Shane Watson’s reinstatement as an opener appears short-lived, with Australia strongly considering a permanent return for David Warner at the top of the innings.
Watson was told he’d get his wish and open for the series, but it seems plans could change and Australian captain Michael Clarke declared the allrounder would bat wherever is best for the team.
In the second innings at Old Trafford, Warner was promoted to open, with Watson shifted to No.4.
It was a plan hatched to score quick runs – but shapes as the new blueprint going forward.
“Shane understood my reasoning for opening with Warner and was more than happy to move to No.4,” said Clarke.
“And he’s made it clear that wherever I want him to bat he will do that for the team.
“Watto has made it clear to me and everyone that he loves opening the batting.
“It’s a tough one.
“We will continue to talk and assess what is best for the team.”
Just last week coach Darren Lehmann said about Watson: “we need him to make it as an opener and I’m really confident he will make it as an opener.”
However, the destructive presence of leading wicket-taker Graeme Swann dining out on Australia’s left-handers in the middle-order has forced a tactical rethink.
And Watson has hardly demanded to pick where he bats with a series average of 24.
Warner averages 39 opening the batting for Australia.’
Watson has averaged 41 at the top and just 26.62 in six matches at No.4.
But opening with Warner means he and fellow left-handers Chris Rogers and Usman Khawaja are all in the top three, increasing their chances of getting in against the new ball, before Swann comes into the attack.
Right-handed Watson at No.4 allows he and expert players of spin Michael Clarke and Steve Smith to occupy the middle-order.
Lehmann admitted that philosophy had merit, but stressed nothing had been committed to.
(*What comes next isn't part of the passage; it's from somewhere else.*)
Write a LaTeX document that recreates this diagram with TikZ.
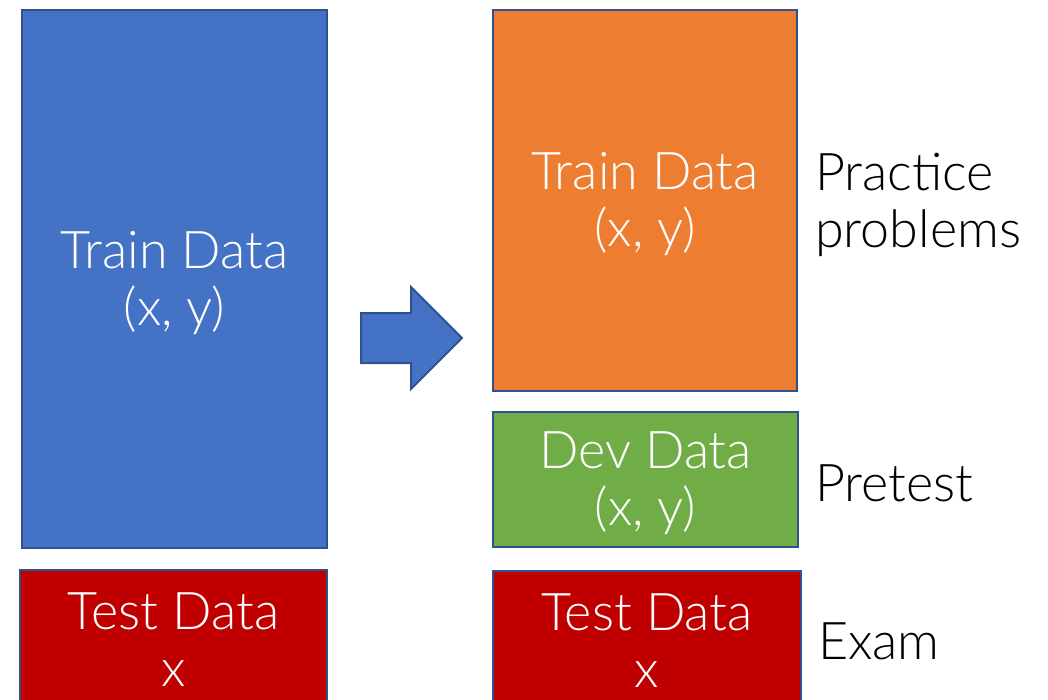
\documentclass[tikz,border=0pt]{standalone}
\usepackage{fontspec}
\setmainfont{Lato}[UprightFont={* Light}]
\usetikzlibrary{positioning}
\definecolor{edgeblue}{HTML}{2F528F}
\definecolor{trainblue}{HTML}{4472C4}
\definecolor{trainorange}{HTML}{ED7D31}
\definecolor{devgreen}{HTML}{70AD47}
\definecolor{testred}{HTML}{C00000}
\tikzset{
  bigtext/.style={font=\fontsize{52}{57}\selectfont},
  databox/.style={draw=edgeblue, line width=2pt, inner sep=0pt},
  boxtext/.style={bigtext, text=white, align=center, inner sep=0pt, yshift=-4pt},
  rolelabel/.style={bigtext, anchor=west, align=left, inner sep=0pt, yshift=-4pt},
}
\begin{document}
\begin{tikzpicture}[x=1pt, y=-1pt]
\useasboundingbox (0,0) rectangle (1048,700);
% left column: the full training set and the held-out test set
\node[databox, fill=trainblue, minimum width=305pt, minimum height=538pt,
  label={[boxtext]center:Train Data\\(x, y)}] (train) at (174.5,279) {};
\node[databox, fill=testred, minimum width=307pt, minimum height=132pt,
  label={[boxtext]center:Test Data\\x}] (test) at (173.5,636) {};
% block arrow between the columns
\draw[edgeblue, line width=2pt, fill=trainblue, line join=miter]
  (361,313) -- (411,313) -- (411,287) -- (462,338) -- (411,389)
  -- (411,363) -- (361,363) -- cycle;
% right column: training set split into train and dev
\node[databox, fill=trainorange, minimum width=304pt, minimum height=381pt,
  label={[boxtext]center:Train Data\\(x, y)}] (train2) at (645,200.5) {};
\node[databox, fill=devgreen, minimum width=305pt, minimum height=135pt,
  label={[boxtext]center:Dev Data\\(x, y)}] (dev) at (645.5,479.5) {};
\node[databox, fill=testred, minimum width=308pt, minimum height=132pt,
  label={[boxtext]center:Test Data\\x}] (test2) at (647,637) {};
% roles of each split
\node[rolelabel, right=17pt of train2] (practice) {Practice\\problems};
\node[rolelabel, right=16pt of dev] (pretest) {Pretest};
\node[rolelabel, right=16pt of test2] (exam) {Exam};
\end{tikzpicture}
\end{document}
“There are a lot of things that look good,” he said.
“The reason we swapped around was for Davey Warner to have a go and Watson to tackle Swann, pretty simple.
“We might do (stick with that order), we just have to wait and see.”
Watson’s batting has been sub-par but he’s bowled tightly, sending down 31 maidens from his 61 overs, at an economy rate of 1.86 runs an over.
It’s the most Watson has bowled since the Sri Lanka series in 2011 and before that the last Ashes series in 2010-11 – and it’s only three matches into a five-game series.
Lehmann said Watson was doing his job as an allrounder.
“As an allrounder, no dramas,” he said.
“When you play an extra bowler in your top six, it’s such an advantage.”